Ready for an advanced trick? A 360 texture is fundamentally a flat image projected onto a surface. Your brain knows this. But we can fool it by adding a sense of depth using a technique called Parallax Occlusion Mapping (POM).

• What it is: POM is a shader effect that uses a height map (a grayscale texture where white is high and black is low) to fake depth and dimension. The shader essentially ray-marches into the texture, shifting the visible pixels based on the height map and the player's viewing angle. This creates a powerful parallax effect.
• How it works: Imagine your 360 photo is of a cobblestone street. You would create a height map where the stones are light gray, and the cracks between them are black. When you apply the POM shader, the cracks will appear recessed, and the stones will feel like they have volume. As the player moves, the perspective on the stones shifts realistically.

This technique can transform a flat, lifeless background into a dynamic, quasi-3D environment. It’s perfect for adding perceived depth to things like forests, rocky canyons, or cityscapes. It is more performance-intensive, so use it as a powerful tool for key scenes rather than a default for every sky.

More than a backdrop, it’s your foundation

We’ve gone deep into the weeds, from cubemaps and compression to parallax mapping. It’s easy to see a 360 texture as just a background image, but now you know the truth: it’s the foundation of your entire VR experience. It sets the mood, sells the immersion, and dictates your performance budget. Getting it right isn’t just a technical checkbox; it’s what separates a slick, professional portfolio piece from a stuttering tech demo.
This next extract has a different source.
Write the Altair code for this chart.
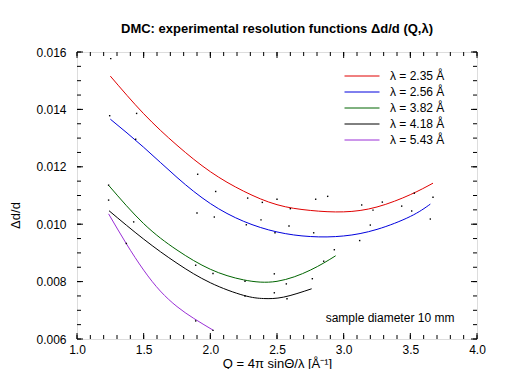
import altair as alt
import pandas as pd

FONT = "Liberation Sans"

# ---- curve data (Q, delta d / d) ----
labels = ["λ = 2.35 Å", "λ = 2.56 Å", "λ = 3.82 Å", "λ = 4.18 Å", "λ = 5.43 Å"]
colors = ["#e00000", "#0000dd", "#006400", "#000000", "#9a2fd6"]

q_235 = [1.25, 1.5, 1.75, 2.0, 2.25, 2.5, 2.75, 3.0, 3.25, 3.5, 3.67]
y_235 = [0.01516, 0.01385, 0.01275, 0.01183, 0.01115, 0.01068, 0.01048, 0.01043, 0.01060, 0.01103, 0.01143]

q_256 = [1.25, 1.5, 1.75, 2.0, 2.25, 2.5, 2.75, 3.0, 3.25, 3.5, 3.65]
y_256 = [0.01366, 0.01268, 0.01163, 0.01072, 0.01010, 0.00973, 0.00957, 0.00959, 0.00982, 0.01027, 0.01070]

q_382 = [1.24, 1.5, 1.75, 2.0, 2.25, 2.5, 2.75, 2.94]
y_382 = [0.01134, 0.01002, 0.00910, 0.00843, 0.00806, 0.00801, 0.00840, 0.00890]

q_418 = [1.24, 1.5, 1.75, 2.0, 2.25, 2.4, 2.55, 2.76]
y_418 = [0.01047, 0.00948, 0.00864, 0.00796, 0.00752, 0.00741, 0.00746, 0.00775]

q_543 = [1.237, 1.37, 1.5, 1.625, 1.75, 1.875, 2.02]
y_543 = [0.01036, 0.00932, 0.00840, 0.00767, 0.00713, 0.00672, 0.00631]

# ---- measured points ----
pts_q = [1.253, 1.447, 1.245, 1.44, 1.905, 1.237, 1.237, 1.425, 1.37, 1.89, 2.02, 1.89, 2.02,
         1.9, 2.03, 2.04, 2.28, 2.5, 2.39, 2.79, 2.88, 2.6, 2.38, 2.27, 2.59, 2.485, 2.775,
         2.93, 2.85, 2.48, 2.765, 2.26, 2.57, 2.48, 2.26, 2.575, 3.135, 3.29, 3.22, 3.435,
         3.53, 3.67, 3.51, 3.2, 3.65, 3.12]
pts_y = [0.01577, 0.01386, 0.01378, 0.01296, 0.01174, 0.01136, 0.01084, 0.01008, 0.00933, 0.00857,
         0.00828, 0.00663, 0.00630, 0.01039, 0.01025, 0.01114, 0.01091, 0.01087, 0.01076, 0.01087,
         0.01097, 0.01054, 0.01015, 0.00998, 0.00994, 0.00970, 0.00970, 0.00911, 0.00871, 0.00827,
         0.00810, 0.00801, 0.00792, 0.00761, 0.00750, 0.00740, 0.01067, 0.01077, 0.01049, 0.01063,
         0.01108, 0.01094, 0.01046, 0.00997, 0.01018, 0.00943]

# ---- axes / ticks ----
x_major = [1.0, 1.5, 2.0, 2.5, 3.0, 3.5, 4.0]
x_minor = [round(1.0 + 0.1 * i, 1) for i in range(31)]
y_major = [0.006, 0.008, 0.010, 0.012, 0.014, 0.016]
y_minor = [round(0.006 + 0.0005 * i, 4) for i in range(21)]

note_text = ["sample diameter 10 mm"]
note_q = [2.865]
note_y = [0.00672]

W, H = 400, 287
MAJ, MIN = 6, 4

series = [(labels[0], q_235, y_235), (labels[1], q_256, y_256), (labels[2], q_382, y_382),
          (labels[3], q_418, y_418), (labels[4], q_543, y_543)]
curves = pd.DataFrame(
    [{"lam": lab, "q": q, "y": y, "order": i} for lab, qs, ys in series for i, (q, y) in enumerate(zip(qs, ys))]
)
points = pd.DataFrame({"q": pts_q, "y": pts_y})

xscale = alt.Scale(domain=[1.0, 4.0], nice=False, zero=False)
yscale = alt.Scale(domain=[0.006, 0.016], nice=False, zero=False)

xaxis = alt.Axis(title="Q = 4π sinΘ/λ [Å⁻¹]", values=x_major, format=".1f", ticks=False, domain=False,
                 grid=False, labelFont=FONT, labelFontSize=12, labelColor="black", labelPadding=5,
                 titleFont=FONT, titleFontSize=13, titleFontWeight="normal", titleColor="black",
                 titlePadding=2, labelFlush=False)
yaxis = alt.Axis(title="Δd/d", values=y_major, format=".3f", ticks=False, domain=False, grid=False,
                 labelFont=FONT, labelFontSize=12, labelColor="black", labelPadding=11,
                 titleFont=FONT, titleFontSize=13, titleFontWeight="normal", titleColor="black",
                 titleX=-62, titleY=163, titleAngle=270, titleAlign="center", titleBaseline="middle",
                 labelFlush=False)

X = lambda f: alt.X(f, type="quantitative", scale=xscale, axis=xaxis)
Y = lambda f: alt.Y(f, type="quantitative", scale=yscale, axis=yaxis)

lines = alt.Chart(curves).mark_line(strokeWidth=1, interpolate="natural").encode(
    x=X("q"), y=Y("y"),
    color=alt.Color("lam:N", scale=alt.Scale(domain=labels, range=colors),
                    legend=alt.Legend(title=None, orient="none", legendX=279, legendY=18,
                                      symbolType="M-5,0L5,0", symbolSize=49, symbolStrokeWidth=1,
                                      labelOffset=22, labelFont=FONT, labelFontSize=12,
                                      labelColor="black", rowPadding=4, padding=0)),
    order="order:Q",
)

dots = alt.Chart(points).mark_square(size=2, color="black", opacity=1).encode(x=X("q"), y=Y("y"))

note = alt.Chart(pd.DataFrame({"t": note_text, "q": note_q, "y": note_y})).mark_text(
    align="left", baseline="middle", font=FONT, fontSize=12, color="black"
).encode(x=X("q"), y=Y("y"), text="t:N")

xmaj = pd.DataFrame({"v": x_major})
xmin = pd.DataFrame({"v": x_minor})
ymaj = pd.DataFrame({"v": y_major})
ymin = pd.DataFrame({"v": y_minor})

tick_layers = []
for df, ln in [(xmin, MIN), (xmaj, MAJ)]:
    tick_layers.append(alt.Chart(df).mark_rule(color="black", strokeWidth=1).encode(
        x=X("v"), y=alt.value(H), y2=alt.value(H - ln)))
    tick_layers.append(alt.Chart(df).mark_rule(color="black", strokeWidth=1).encode(
        x=X("v"), y=alt.value(0), y2=alt.value(ln)))
for df, ln in [(ymin, MIN), (ymaj, MAJ)]:
    tick_layers.append(alt.Chart(df).mark_rule(color="black", strokeWidth=1).encode(
        y=Y("v"), x=alt.value(0), x2=alt.value(ln)))
    tick_layers.append(alt.Chart(df).mark_rule(color="black", strokeWidth=1).encode(
        y=Y("v"), x=alt.value(W), x2=alt.value(W - ln)))

chart = alt.layer(lines, dots, note, *tick_layers).properties(
    width=W, height=H,
    autosize=alt.AutoSizeParams(type="none"),
    padding={"left": 69, "top": 44, "right": 20, "bottom": 30},
    title=alt.Title("DMC: experimental resolution functions Δd/d (Q,λ)", font=FONT, fontSize=13,
                    fontWeight="bold", anchor="middle", color="black", offset=10),
).configure_view(stroke="black", strokeWidth=1).configure(background="white")

chart.save("out.html", embed_options={"renderer": "svg", "actions": False})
The skills you’ve just unpacked aren’t just about making pretty skies. They’re about working smarter. They’re about building expansive worlds on a freelance budget and delivering projects that run beautifully, making your clients happy and your workflow faster.

So the next time you start a new scene, don’t treat the environment texture as an afterthought. Build it with intention. Use these techniques to create a rock-solid, performant foundation that lets your real creative work shine. You’ve got the roadmap, now go build some worlds.